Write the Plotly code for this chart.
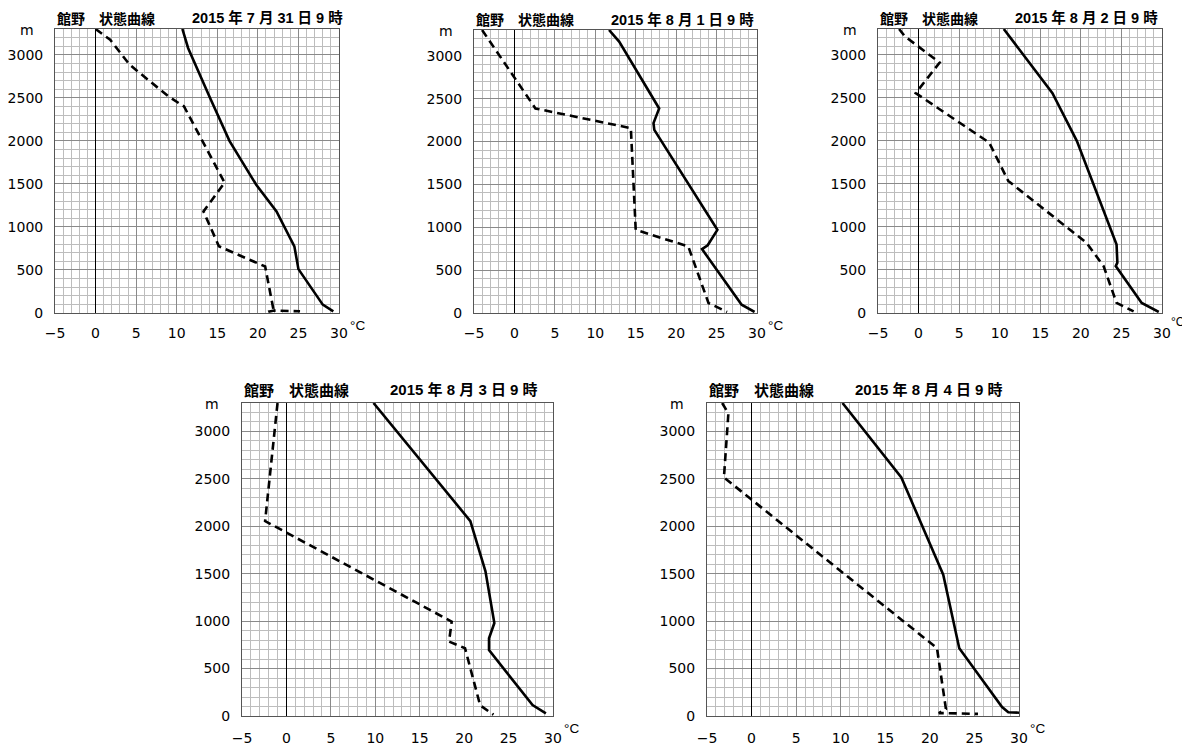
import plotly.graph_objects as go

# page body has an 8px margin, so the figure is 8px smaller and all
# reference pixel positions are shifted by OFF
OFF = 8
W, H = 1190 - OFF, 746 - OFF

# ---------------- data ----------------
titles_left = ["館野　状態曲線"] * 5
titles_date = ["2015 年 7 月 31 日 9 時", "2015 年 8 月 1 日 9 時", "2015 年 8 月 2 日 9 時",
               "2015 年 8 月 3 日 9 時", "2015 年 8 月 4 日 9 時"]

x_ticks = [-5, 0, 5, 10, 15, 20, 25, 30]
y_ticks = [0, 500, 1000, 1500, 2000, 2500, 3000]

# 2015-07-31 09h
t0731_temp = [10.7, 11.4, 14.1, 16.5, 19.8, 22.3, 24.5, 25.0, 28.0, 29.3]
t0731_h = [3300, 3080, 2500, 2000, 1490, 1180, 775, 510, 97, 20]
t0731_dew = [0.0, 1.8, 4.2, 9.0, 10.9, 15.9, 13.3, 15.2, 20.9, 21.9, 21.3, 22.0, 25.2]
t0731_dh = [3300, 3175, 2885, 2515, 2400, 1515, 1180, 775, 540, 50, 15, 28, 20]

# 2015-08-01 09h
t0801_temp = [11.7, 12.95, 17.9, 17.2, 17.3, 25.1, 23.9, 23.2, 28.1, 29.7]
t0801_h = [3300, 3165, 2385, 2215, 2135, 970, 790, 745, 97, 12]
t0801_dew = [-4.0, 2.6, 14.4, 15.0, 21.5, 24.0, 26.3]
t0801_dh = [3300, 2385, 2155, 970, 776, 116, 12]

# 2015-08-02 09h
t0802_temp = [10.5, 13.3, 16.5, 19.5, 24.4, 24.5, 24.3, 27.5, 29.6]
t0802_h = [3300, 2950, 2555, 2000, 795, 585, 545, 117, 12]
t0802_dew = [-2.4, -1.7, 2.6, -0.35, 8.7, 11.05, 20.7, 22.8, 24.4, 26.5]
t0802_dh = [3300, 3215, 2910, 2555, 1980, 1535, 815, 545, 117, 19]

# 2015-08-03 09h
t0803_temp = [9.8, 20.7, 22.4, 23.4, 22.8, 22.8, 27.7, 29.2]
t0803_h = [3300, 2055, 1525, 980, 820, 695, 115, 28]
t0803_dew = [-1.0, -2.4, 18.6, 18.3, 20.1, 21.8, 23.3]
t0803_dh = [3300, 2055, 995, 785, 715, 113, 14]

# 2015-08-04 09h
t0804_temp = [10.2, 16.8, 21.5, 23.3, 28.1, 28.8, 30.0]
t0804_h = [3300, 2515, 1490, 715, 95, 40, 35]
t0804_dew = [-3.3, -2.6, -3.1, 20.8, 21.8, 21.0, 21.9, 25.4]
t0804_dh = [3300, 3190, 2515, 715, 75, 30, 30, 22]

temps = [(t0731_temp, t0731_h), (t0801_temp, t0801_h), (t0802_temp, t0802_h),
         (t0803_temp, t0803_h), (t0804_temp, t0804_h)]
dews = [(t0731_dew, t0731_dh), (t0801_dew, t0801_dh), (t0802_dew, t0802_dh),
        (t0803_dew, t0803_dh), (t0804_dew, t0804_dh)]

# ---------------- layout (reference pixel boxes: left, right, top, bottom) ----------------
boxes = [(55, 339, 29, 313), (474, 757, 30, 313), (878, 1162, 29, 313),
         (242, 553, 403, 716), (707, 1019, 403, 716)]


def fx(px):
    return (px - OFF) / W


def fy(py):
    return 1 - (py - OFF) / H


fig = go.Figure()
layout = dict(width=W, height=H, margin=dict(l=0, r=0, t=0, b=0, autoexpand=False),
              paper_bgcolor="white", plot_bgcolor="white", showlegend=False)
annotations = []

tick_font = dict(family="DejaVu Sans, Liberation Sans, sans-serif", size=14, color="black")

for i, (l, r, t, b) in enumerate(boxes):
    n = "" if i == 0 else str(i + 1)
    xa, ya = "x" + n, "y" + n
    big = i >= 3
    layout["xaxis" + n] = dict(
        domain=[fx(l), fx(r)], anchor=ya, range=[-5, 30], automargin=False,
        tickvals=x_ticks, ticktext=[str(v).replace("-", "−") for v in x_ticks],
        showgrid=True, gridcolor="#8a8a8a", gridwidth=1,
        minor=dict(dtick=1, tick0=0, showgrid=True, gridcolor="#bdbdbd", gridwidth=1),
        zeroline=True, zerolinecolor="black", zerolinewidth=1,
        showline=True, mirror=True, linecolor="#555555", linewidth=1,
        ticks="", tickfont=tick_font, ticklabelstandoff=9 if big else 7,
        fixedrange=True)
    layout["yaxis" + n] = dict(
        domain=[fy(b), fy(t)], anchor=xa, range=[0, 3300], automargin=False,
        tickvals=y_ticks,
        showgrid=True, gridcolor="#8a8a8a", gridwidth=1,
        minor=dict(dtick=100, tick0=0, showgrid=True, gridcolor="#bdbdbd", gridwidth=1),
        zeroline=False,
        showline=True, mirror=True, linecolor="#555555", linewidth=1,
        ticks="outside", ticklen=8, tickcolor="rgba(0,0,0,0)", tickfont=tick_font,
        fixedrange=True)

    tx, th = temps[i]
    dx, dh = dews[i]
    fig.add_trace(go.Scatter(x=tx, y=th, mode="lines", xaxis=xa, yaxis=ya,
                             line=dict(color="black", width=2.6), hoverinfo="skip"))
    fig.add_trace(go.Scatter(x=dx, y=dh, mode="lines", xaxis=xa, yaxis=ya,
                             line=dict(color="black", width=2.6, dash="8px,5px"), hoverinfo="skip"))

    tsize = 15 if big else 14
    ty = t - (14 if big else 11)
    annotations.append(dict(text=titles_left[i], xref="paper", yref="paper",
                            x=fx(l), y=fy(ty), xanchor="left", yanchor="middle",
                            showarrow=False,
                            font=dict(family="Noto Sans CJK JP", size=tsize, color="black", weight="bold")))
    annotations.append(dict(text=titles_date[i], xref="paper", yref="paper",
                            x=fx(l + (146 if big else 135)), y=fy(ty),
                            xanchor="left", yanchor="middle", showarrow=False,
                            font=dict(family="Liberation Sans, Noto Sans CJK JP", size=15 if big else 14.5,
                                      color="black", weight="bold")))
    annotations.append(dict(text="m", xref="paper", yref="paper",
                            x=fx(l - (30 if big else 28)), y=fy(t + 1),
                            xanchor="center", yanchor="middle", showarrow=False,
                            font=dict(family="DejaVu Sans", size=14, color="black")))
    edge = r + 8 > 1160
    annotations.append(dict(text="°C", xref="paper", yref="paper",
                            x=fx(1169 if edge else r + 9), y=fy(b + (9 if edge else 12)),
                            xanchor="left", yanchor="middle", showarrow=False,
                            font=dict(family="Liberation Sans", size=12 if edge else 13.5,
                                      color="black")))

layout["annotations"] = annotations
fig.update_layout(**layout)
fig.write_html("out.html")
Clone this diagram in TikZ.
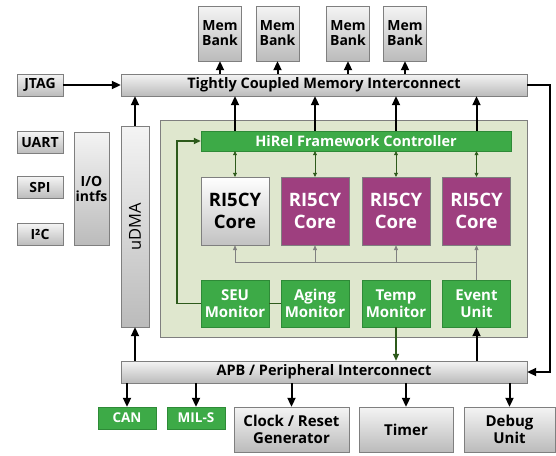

- [Aim of the task]:
Copy out every line of the material above exactly, skipping the pictures.

- [Solution]:
Write the Plotly code for this chart.
import plotly.graph_objects as go

# page body has an 8px margin, so the figure is 8px smaller and all
# reference pixel positions are shifted by OFF
OFF = 8
W, H = 1190 - OFF, 746 - OFF

# ---------------- data ----------------
titles_left = ["館野　状態曲線"] * 5
titles_date = ["2015 年 7 月 31 日 9 時", "2015 年 8 月 1 日 9 時", "2015 年 8 月 2 日 9 時",
               "2015 年 8 月 3 日 9 時", "2015 年 8 月 4 日 9 時"]

x_ticks = [-5, 0, 5, 10, 15, 20, 25, 30]
y_ticks = [0, 500, 1000, 1500, 2000, 2500, 3000]

# 2015-07-31 09h
t0731_temp = [10.7, 11.4, 14.1, 16.5, 19.8, 22.3, 24.5, 25.0, 28.0, 29.3]
t0731_h = [3300, 3080, 2500, 2000, 1490, 1180, 775, 510, 97, 20]
t0731_dew = [0.0, 1.8, 4.2, 9.0, 10.9, 15.9, 13.3, 15.2, 20.9, 21.9, 21.3, 22.0, 25.2]
t0731_dh = [3300, 3175, 2885, 2515, 2400, 1515, 1180, 775, 540, 50, 15, 28, 20]

# 2015-08-01 09h
t0801_temp = [11.7, 12.95, 17.9, 17.2, 17.3, 25.1, 23.9, 23.2, 28.1, 29.7]
t0801_h = [3300, 3165, 2385, 2215, 2135, 970, 790, 745, 97, 12]
t0801_dew = [-4.0, 2.6, 14.4, 15.0, 21.5, 24.0, 26.3]
t0801_dh = [3300, 2385, 2155, 970, 776, 116, 12]

# 2015-08-02 09h
t0802_temp = [10.5, 13.3, 16.5, 19.5, 24.4, 24.5, 24.3, 27.5, 29.6]
t0802_h = [3300, 2950, 2555, 2000, 795, 585, 545, 117, 12]
t0802_dew = [-2.4, -1.7, 2.6, -0.35, 8.7, 11.05, 20.7, 22.8, 24.4, 26.5]
t0802_dh = [3300, 3215, 2910, 2555, 1980, 1535, 815, 545, 117, 19]

# 2015-08-03 09h
t0803_temp = [9.8, 20.7, 22.4, 23.4, 22.8, 22.8, 27.7, 29.2]
t0803_h = [3300, 2055, 1525, 980, 820, 695, 115, 28]
t0803_dew = [-1.0, -2.4, 18.6, 18.3, 20.1, 21.8, 23.3]
t0803_dh = [3300, 2055, 995, 785, 715, 113, 14]

# 2015-08-04 09h
t0804_temp = [10.2, 16.8, 21.5, 23.3, 28.1, 28.8, 30.0]
t0804_h = [3300, 2515, 1490, 715, 95, 40, 35]
t0804_dew = [-3.3, -2.6, -3.1, 20.8, 21.8, 21.0, 21.9, 25.4]
t0804_dh = [3300, 3190, 2515, 715, 75, 30, 30, 22]

temps = [(t0731_temp, t0731_h), (t0801_temp, t0801_h), (t0802_temp, t0802_h),
         (t0803_temp, t0803_h), (t0804_temp, t0804_h)]
dews = [(t0731_dew, t0731_dh), (t0801_dew, t0801_dh), (t0802_dew, t0802_dh),
        (t0803_dew, t0803_dh), (t0804_dew, t0804_dh)]

# ---------------- layout (reference pixel boxes: left, right, top, bottom) ----------------
boxes = [(55, 339, 29, 313), (474, 757, 30, 313), (878, 1162, 29, 313),
         (242, 553, 403, 716), (707, 1019, 403, 716)]


def fx(px):
    return (px - OFF) / W


def fy(py):
    return 1 - (py - OFF) / H


fig = go.Figure()
layout = dict(width=W, height=H, margin=dict(l=0, r=0, t=0, b=0, autoexpand=False),
              paper_bgcolor="white", plot_bgcolor="white", showlegend=False)
annotations = []

tick_font = dict(family="DejaVu Sans, Liberation Sans, sans-serif", size=14, color="black")

for i, (l, r, t, b) in enumerate(boxes):
    n = "" if i == 0 else str(i + 1)
    xa, ya = "x" + n, "y" + n
    big = i >= 3
    layout["xaxis" + n] = dict(
        domain=[fx(l), fx(r)], anchor=ya, range=[-5, 30], automargin=False,
        tickvals=x_ticks, ticktext=[str(v).replace("-", "−") for v in x_ticks],
        showgrid=True, gridcolor="#8a8a8a", gridwidth=1,
        minor=dict(dtick=1, tick0=0, showgrid=True, gridcolor="#bdbdbd", gridwidth=1),
        zeroline=True, zerolinecolor="black", zerolinewidth=1,
        showline=True, mirror=True, linecolor="#555555", linewidth=1,
        ticks="", tickfont=tick_font, ticklabelstandoff=9 if big else 7,
        fixedrange=True)
    layout["yaxis" + n] = dict(
        domain=[fy(b), fy(t)], anchor=xa, range=[0, 3300], automargin=False,
        tickvals=y_ticks,
        showgrid=True, gridcolor="#8a8a8a", gridwidth=1,
        minor=dict(dtick=100, tick0=0, showgrid=True, gridcolor="#bdbdbd", gridwidth=1),
        zeroline=False,
        showline=True, mirror=True, linecolor="#555555", linewidth=1,
        ticks="outside", ticklen=8, tickcolor="rgba(0,0,0,0)", tickfont=tick_font,
        fixedrange=True)

    tx, th = temps[i]
    dx, dh = dews[i]
    fig.add_trace(go.Scatter(x=tx, y=th, mode="lines", xaxis=xa, yaxis=ya,
                             line=dict(color="black", width=2.6), hoverinfo="skip"))
    fig.add_trace(go.Scatter(x=dx, y=dh, mode="lines", xaxis=xa, yaxis=ya,
                             line=dict(color="black", width=2.6, dash="8px,5px"), hoverinfo="skip"))

    tsize = 15 if big else 14
    ty = t - (14 if big else 11)
    annotations.append(dict(text=titles_left[i], xref="paper", yref="paper",
                            x=fx(l), y=fy(ty), xanchor="left", yanchor="middle",
                            showarrow=False,
                            font=dict(family="Noto Sans CJK JP", size=tsize, color="black", weight="bold")))
    annotations.append(dict(text=titles_date[i], xref="paper", yref="paper",
                            x=fx(l + (146 if big else 135)), y=fy(ty),
                            xanchor="left", yanchor="middle", showarrow=False,
                            font=dict(family="Liberation Sans, Noto Sans CJK JP", size=15 if big else 14.5,
                                      color="black", weight="bold")))
    annotations.append(dict(text="m", xref="paper", yref="paper",
                            x=fx(l - (30 if big else 28)), y=fy(t + 1),
                            xanchor="center", yanchor="middle", showarrow=False,
                            font=dict(family="DejaVu Sans", size=14, color="black")))
    edge = r + 8 > 1160
    annotations.append(dict(text="°C", xref="paper", yref="paper",
                            x=fx(1169 if edge else r + 9), y=fy(b + (9 if edge else 12)),
                            xanchor="left", yanchor="middle", showarrow=False,
                            font=dict(family="Liberation Sans", size=12 if edge else 13.5,
                                      color="black")))

layout["annotations"] = annotations
fig.update_layout(**layout)
fig.write_html("out.html")
Clone this diagram in TikZ.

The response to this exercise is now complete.